Did you set a valid access_key and secret_key?

I was able to reproduce the above when those values were left as the defaults in the config:

s3.amazon.access_key=***************************
s3.amazon.secret_key=****************************************
kmavrommatis commented 5 years ago

Hi, thanks for the response, unfortunately still stuck

I have tried it both ways: I have set the access key and secret key in core.properties. and I also tried to leave those lines with the default values (or commented out them entirely) since aws sdk can take the values from the ~/.aws/credentials, or set the AWS_ACCESS_KEY_ID and AWS_SECRET_ACCESS_KEY environment variables but the result was the same.

Thinking that this may be due to encryption (our buckets require sse AES256) i also experimented with a bucket with no encryption requirements whatsoever, but the output is still the same.

adamstruck commented 5 years ago

Try commenting out the s3.amazon.signer_override in your config.

kmavrommatis commented 5 years ago

Thanks for the suggestion.

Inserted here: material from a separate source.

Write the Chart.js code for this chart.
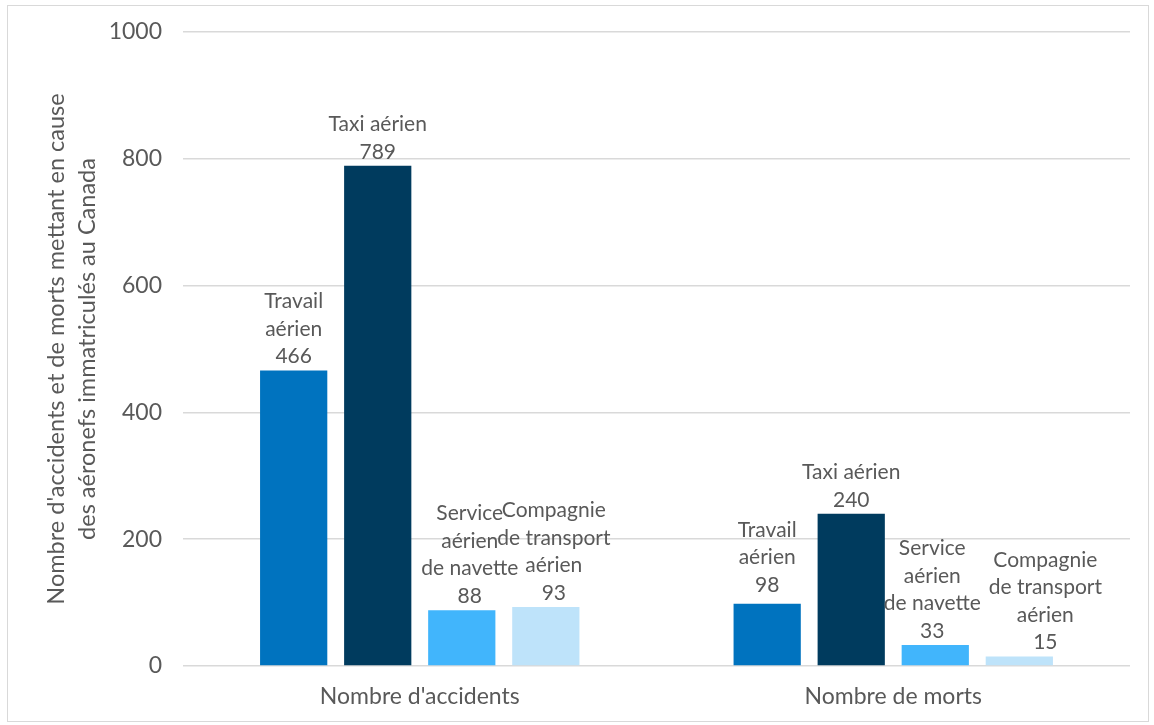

That worked !! Could you explain what this actually does? Thanks again for your help

adamstruck commented 5 years ago

The signer type is what determines what format of authorization header is used. The default should have been AWSS3V4SignerType, not AWSV4SignerType. You can read a bit about it here.

This is exposed as an option in the config since some S3 providers don't support version 4 signatures.